Could you repeat, exactly as they stand, the lines between the one with "Recreate this image" and the one with "palette = dict(zip(series_names, [NAVY, LIGHT, STEEL]))", inclusive, minus the pictures?

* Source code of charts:
** Start **
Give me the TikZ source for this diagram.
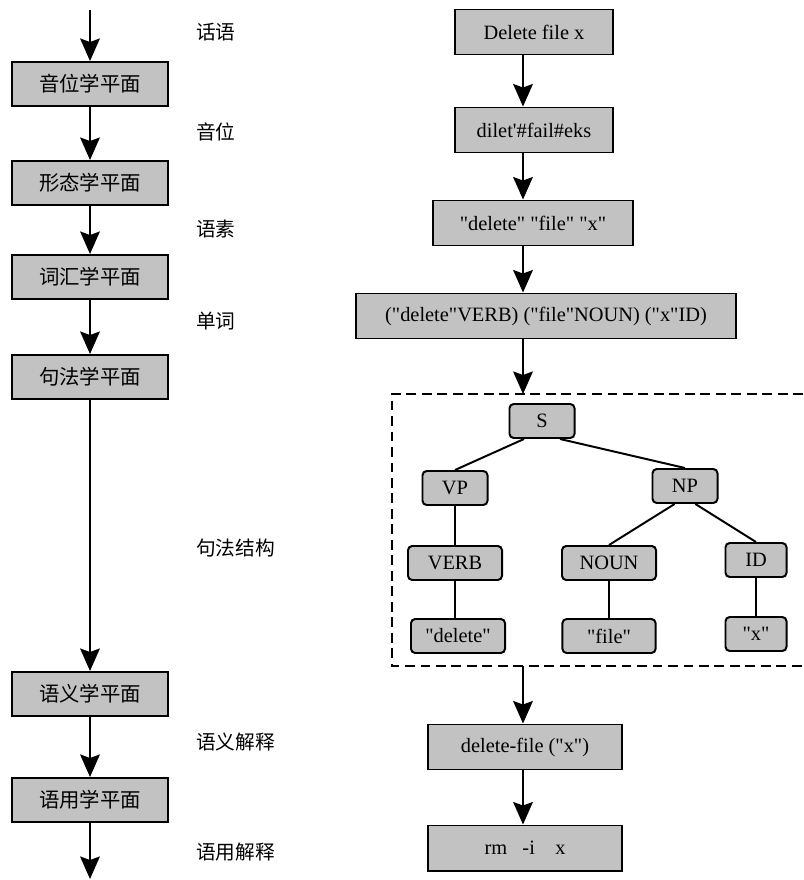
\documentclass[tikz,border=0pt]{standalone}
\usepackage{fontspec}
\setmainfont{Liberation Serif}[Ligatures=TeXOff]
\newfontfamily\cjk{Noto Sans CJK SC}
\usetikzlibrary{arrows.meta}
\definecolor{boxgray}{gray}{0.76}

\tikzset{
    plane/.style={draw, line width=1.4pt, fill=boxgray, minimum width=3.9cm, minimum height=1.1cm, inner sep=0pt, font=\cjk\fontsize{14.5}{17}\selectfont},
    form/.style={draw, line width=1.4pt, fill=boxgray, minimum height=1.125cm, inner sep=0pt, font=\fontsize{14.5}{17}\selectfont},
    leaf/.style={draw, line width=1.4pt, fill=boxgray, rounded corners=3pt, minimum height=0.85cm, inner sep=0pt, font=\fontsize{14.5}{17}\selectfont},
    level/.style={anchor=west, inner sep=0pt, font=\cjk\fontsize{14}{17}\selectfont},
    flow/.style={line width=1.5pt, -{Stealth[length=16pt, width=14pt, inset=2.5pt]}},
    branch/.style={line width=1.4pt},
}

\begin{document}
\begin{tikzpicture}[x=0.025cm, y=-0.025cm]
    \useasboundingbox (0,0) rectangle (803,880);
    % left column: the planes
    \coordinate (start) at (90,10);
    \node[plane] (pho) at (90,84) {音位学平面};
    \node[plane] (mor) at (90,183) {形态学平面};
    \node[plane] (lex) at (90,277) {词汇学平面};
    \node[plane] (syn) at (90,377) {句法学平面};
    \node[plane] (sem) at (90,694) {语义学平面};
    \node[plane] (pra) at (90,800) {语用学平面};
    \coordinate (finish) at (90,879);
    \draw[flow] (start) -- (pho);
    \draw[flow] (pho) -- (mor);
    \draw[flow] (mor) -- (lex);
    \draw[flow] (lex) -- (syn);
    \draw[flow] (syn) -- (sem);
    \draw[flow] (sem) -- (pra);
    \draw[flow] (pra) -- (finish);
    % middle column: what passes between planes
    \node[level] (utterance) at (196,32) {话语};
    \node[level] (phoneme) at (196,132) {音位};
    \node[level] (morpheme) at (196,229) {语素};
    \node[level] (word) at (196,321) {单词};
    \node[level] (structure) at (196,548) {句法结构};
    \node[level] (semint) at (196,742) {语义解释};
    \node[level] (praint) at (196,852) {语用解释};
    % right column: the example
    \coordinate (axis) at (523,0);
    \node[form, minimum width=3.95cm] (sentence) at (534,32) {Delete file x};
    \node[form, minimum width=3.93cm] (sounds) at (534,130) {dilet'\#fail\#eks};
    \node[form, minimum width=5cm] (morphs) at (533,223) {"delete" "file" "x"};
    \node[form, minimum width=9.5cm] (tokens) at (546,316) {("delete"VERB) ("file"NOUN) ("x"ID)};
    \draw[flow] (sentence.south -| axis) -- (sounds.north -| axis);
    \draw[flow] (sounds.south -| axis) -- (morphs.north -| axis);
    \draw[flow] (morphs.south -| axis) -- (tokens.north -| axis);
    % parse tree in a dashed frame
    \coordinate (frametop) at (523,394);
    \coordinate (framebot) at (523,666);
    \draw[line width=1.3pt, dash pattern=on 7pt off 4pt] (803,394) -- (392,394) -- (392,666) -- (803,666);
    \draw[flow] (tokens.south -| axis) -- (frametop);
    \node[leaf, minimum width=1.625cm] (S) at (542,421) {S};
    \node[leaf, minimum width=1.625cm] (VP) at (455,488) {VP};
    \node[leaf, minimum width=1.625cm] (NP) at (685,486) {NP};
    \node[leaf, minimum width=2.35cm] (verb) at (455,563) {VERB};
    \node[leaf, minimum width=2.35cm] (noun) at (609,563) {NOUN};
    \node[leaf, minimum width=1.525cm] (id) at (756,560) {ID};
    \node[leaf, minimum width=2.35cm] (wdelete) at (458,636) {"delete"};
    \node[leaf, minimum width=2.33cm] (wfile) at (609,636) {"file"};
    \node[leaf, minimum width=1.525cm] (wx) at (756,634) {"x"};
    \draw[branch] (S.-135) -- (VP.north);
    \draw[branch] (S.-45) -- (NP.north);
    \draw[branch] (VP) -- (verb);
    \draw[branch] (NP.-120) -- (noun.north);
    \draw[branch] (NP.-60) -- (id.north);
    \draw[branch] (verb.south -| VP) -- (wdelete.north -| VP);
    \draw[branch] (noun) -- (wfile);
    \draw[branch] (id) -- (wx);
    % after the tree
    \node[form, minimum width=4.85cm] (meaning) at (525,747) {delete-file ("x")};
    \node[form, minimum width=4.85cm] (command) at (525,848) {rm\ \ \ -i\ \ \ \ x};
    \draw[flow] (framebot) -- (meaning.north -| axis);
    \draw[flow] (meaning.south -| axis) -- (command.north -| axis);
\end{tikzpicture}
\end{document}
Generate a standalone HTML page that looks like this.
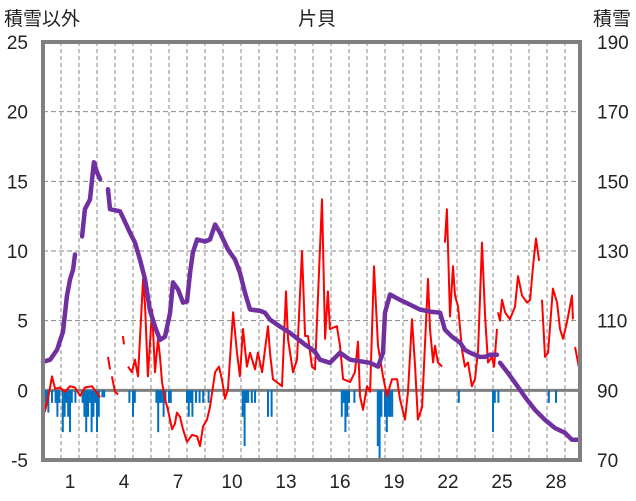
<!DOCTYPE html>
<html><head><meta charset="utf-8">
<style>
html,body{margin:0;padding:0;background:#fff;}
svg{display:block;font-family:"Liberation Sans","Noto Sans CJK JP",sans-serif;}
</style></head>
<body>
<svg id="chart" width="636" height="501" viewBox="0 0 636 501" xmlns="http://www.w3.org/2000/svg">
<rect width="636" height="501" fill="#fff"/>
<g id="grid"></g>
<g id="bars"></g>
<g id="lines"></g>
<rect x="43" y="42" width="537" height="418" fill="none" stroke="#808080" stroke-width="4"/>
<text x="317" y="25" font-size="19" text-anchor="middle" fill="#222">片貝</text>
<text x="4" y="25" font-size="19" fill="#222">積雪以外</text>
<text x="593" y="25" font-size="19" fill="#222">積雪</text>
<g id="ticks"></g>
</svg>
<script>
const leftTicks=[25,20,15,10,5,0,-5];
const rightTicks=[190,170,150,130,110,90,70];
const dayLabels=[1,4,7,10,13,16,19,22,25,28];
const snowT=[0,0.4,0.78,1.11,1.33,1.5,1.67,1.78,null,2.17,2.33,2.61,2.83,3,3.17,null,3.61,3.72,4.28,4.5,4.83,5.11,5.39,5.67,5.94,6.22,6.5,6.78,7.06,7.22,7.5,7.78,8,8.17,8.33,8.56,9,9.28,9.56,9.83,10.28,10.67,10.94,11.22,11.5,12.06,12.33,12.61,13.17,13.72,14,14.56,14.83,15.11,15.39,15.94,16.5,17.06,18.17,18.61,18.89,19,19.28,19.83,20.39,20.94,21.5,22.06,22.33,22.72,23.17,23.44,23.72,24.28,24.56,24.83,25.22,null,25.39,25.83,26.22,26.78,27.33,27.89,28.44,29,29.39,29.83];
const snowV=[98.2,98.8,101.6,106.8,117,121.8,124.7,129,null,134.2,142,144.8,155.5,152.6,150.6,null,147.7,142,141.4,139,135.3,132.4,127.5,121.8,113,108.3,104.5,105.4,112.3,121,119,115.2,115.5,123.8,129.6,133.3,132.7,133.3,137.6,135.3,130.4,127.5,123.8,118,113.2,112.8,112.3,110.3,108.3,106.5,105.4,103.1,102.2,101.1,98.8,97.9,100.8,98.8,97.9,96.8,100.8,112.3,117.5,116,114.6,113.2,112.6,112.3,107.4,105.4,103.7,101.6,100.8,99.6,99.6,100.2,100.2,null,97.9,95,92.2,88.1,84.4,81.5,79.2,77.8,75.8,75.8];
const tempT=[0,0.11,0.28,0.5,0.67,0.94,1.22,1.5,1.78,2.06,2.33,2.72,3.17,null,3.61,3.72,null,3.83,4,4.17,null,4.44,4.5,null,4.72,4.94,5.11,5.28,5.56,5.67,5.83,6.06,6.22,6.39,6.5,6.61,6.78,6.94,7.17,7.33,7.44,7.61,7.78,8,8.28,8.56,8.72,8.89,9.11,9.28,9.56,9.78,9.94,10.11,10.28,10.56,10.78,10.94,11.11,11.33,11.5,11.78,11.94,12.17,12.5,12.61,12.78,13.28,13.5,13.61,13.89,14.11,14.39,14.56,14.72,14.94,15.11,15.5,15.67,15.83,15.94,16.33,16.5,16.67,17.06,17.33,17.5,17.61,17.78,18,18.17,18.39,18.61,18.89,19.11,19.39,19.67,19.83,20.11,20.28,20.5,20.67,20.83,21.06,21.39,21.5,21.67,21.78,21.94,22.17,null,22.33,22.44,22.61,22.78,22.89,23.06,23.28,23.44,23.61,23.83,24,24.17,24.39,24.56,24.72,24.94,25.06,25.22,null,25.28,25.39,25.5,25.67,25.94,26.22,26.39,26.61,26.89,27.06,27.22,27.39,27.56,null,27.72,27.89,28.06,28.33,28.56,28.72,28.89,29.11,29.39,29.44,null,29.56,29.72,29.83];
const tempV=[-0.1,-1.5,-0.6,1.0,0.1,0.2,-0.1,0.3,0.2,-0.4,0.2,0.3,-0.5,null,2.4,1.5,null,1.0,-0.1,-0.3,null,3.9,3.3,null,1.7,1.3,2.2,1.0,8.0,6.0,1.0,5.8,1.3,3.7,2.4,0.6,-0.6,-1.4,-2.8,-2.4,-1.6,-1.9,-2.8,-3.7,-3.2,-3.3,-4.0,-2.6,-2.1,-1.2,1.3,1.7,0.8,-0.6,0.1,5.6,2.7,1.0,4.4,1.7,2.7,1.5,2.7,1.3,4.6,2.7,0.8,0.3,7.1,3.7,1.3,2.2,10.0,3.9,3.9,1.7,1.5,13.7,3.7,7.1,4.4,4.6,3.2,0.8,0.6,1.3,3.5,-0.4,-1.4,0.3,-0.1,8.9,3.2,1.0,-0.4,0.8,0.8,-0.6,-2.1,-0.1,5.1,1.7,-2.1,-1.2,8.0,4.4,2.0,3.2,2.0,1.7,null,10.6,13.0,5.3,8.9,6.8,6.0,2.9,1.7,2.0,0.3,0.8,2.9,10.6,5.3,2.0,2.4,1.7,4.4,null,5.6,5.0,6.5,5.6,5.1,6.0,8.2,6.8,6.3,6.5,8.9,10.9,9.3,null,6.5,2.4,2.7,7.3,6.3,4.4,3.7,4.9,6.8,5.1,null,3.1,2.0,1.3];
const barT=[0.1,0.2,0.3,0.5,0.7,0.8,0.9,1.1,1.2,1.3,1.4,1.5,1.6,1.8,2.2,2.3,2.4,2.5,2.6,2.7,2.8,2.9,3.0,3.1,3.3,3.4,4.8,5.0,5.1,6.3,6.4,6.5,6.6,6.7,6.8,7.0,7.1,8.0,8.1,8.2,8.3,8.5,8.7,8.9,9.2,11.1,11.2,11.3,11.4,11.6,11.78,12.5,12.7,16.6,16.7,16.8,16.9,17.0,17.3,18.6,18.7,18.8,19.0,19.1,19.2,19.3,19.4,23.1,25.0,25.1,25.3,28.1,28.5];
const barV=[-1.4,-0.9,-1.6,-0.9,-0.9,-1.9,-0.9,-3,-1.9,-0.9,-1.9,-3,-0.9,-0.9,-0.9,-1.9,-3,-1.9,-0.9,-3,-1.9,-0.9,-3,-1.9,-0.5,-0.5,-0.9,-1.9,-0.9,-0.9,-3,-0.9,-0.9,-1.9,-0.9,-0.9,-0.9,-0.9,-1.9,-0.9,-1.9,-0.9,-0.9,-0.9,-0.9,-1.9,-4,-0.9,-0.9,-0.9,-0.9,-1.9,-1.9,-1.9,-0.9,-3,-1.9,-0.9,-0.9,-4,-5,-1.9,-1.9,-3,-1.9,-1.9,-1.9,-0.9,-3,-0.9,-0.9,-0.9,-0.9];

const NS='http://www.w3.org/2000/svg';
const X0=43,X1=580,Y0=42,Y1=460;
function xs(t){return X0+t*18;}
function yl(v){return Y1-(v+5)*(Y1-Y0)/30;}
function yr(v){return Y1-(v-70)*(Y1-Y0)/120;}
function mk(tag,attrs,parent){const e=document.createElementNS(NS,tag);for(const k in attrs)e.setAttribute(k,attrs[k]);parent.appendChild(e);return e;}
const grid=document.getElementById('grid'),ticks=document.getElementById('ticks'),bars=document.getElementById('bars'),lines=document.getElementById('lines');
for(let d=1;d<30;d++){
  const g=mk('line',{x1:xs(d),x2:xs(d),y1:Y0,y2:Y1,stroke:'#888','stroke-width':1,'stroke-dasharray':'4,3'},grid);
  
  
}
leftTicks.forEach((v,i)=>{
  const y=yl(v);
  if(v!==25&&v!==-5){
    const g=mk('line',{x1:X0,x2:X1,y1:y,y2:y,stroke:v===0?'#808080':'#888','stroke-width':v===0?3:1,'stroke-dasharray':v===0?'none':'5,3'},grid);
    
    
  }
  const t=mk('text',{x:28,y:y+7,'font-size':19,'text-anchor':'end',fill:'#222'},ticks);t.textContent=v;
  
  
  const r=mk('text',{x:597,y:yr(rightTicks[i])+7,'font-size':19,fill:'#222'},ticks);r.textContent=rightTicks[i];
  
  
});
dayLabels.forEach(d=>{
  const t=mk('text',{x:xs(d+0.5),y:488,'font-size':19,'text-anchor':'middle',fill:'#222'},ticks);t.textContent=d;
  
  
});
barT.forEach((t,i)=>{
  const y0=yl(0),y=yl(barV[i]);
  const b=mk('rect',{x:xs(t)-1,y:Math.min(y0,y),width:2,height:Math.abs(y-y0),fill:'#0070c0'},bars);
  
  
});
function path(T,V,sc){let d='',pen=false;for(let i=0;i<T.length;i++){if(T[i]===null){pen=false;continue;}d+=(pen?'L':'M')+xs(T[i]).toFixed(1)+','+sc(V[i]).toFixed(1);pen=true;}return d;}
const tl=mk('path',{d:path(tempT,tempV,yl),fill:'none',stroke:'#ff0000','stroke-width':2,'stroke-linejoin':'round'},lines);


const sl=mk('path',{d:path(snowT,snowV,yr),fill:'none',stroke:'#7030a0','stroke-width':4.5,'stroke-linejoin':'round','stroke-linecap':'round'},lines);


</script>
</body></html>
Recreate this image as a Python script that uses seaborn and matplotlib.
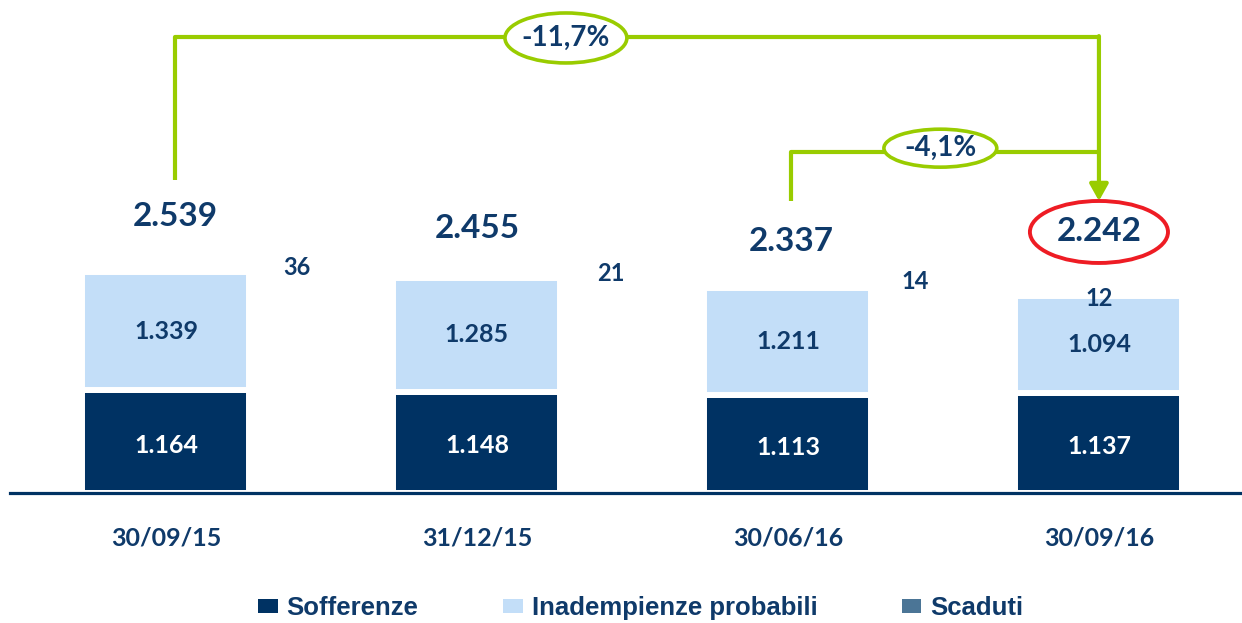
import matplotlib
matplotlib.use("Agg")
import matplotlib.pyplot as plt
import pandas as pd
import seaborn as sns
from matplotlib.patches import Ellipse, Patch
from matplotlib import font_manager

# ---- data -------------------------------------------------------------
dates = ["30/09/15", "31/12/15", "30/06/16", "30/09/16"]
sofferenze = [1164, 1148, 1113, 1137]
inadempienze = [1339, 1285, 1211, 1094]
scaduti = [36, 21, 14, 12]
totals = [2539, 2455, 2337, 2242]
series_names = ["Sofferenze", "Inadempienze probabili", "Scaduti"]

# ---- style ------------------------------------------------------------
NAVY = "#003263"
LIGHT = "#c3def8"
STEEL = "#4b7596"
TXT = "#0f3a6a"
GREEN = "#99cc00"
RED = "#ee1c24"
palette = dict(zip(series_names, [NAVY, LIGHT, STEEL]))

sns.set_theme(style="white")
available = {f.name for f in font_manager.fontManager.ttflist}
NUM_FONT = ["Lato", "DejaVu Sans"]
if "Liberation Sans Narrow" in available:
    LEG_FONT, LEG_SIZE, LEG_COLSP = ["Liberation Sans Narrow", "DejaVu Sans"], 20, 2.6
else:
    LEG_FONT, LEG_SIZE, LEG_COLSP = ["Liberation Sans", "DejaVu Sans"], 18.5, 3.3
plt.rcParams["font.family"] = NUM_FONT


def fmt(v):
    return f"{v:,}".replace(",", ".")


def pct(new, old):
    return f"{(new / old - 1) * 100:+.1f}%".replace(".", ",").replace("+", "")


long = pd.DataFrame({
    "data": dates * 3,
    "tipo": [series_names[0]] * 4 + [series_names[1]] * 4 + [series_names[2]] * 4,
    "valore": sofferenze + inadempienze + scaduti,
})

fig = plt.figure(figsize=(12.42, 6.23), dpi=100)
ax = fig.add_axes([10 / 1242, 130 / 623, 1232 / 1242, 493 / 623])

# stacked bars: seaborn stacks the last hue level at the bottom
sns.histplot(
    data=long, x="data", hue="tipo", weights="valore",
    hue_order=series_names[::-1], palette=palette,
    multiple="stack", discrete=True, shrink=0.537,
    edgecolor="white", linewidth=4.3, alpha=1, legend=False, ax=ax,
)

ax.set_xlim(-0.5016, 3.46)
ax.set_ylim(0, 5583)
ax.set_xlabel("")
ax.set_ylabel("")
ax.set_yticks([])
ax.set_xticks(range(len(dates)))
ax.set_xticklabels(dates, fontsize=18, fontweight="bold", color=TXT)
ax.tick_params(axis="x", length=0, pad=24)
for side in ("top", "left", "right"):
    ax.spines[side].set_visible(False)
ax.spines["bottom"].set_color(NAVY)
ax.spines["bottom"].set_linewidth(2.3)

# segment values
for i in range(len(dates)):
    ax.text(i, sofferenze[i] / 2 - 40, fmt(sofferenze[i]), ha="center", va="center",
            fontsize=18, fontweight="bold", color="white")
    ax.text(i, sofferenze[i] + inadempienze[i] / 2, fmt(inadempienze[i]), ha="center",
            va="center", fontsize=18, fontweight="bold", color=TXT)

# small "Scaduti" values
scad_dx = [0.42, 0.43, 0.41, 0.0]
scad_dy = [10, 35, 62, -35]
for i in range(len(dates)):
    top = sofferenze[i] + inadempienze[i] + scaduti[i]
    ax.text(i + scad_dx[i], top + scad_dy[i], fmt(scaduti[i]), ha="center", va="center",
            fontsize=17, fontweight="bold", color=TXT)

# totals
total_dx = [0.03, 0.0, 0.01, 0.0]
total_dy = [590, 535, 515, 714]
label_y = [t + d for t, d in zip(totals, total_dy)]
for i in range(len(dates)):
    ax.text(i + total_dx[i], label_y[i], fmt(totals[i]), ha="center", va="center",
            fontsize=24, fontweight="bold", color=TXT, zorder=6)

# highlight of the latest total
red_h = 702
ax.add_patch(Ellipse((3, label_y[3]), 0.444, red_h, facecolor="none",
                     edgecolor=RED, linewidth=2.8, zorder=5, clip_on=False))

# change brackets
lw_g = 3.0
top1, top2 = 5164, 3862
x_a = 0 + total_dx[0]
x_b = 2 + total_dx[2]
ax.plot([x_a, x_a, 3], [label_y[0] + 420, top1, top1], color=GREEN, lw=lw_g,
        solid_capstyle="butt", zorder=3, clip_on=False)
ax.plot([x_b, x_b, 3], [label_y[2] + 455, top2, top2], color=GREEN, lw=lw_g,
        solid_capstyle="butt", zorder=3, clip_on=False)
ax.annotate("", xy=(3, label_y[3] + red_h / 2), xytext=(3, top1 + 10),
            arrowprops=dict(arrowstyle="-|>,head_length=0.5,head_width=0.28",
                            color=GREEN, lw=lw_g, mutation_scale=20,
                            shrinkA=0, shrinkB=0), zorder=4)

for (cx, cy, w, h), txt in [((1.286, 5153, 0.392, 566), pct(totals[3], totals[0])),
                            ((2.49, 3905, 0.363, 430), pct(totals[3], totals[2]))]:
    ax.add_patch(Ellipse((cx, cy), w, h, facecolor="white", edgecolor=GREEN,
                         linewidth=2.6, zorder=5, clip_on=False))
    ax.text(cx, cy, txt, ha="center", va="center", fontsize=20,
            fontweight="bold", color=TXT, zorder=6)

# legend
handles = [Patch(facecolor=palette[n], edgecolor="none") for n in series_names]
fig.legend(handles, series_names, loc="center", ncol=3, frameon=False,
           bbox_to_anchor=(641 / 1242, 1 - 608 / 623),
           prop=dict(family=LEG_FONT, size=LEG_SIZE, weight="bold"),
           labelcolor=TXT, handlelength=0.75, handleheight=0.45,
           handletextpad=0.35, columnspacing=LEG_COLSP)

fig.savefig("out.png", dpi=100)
** End **
* RESULT:
Recreate this image as a Python script that uses seaborn and matplotlib.
import matplotlib
matplotlib.use("Agg")
import matplotlib.pyplot as plt
import pandas as pd
import seaborn as sns
from matplotlib.patches import Ellipse, Patch
from matplotlib import font_manager

# ---- data -------------------------------------------------------------
dates = ["30/09/15", "31/12/15", "30/06/16", "30/09/16"]
sofferenze = [1164, 1148, 1113, 1137]
inadempienze = [1339, 1285, 1211, 1094]
scaduti = [36, 21, 14, 12]
totals = [2539, 2455, 2337, 2242]
series_names = ["Sofferenze", "Inadempienze probabili", "Scaduti"]

# ---- style ------------------------------------------------------------
NAVY = "#003263"
LIGHT = "#c3def8"
STEEL = "#4b7596"
TXT = "#0f3a6a"
GREEN = "#99cc00"
RED = "#ee1c24"
palette = dict(zip(series_names, [NAVY, LIGHT, STEEL]))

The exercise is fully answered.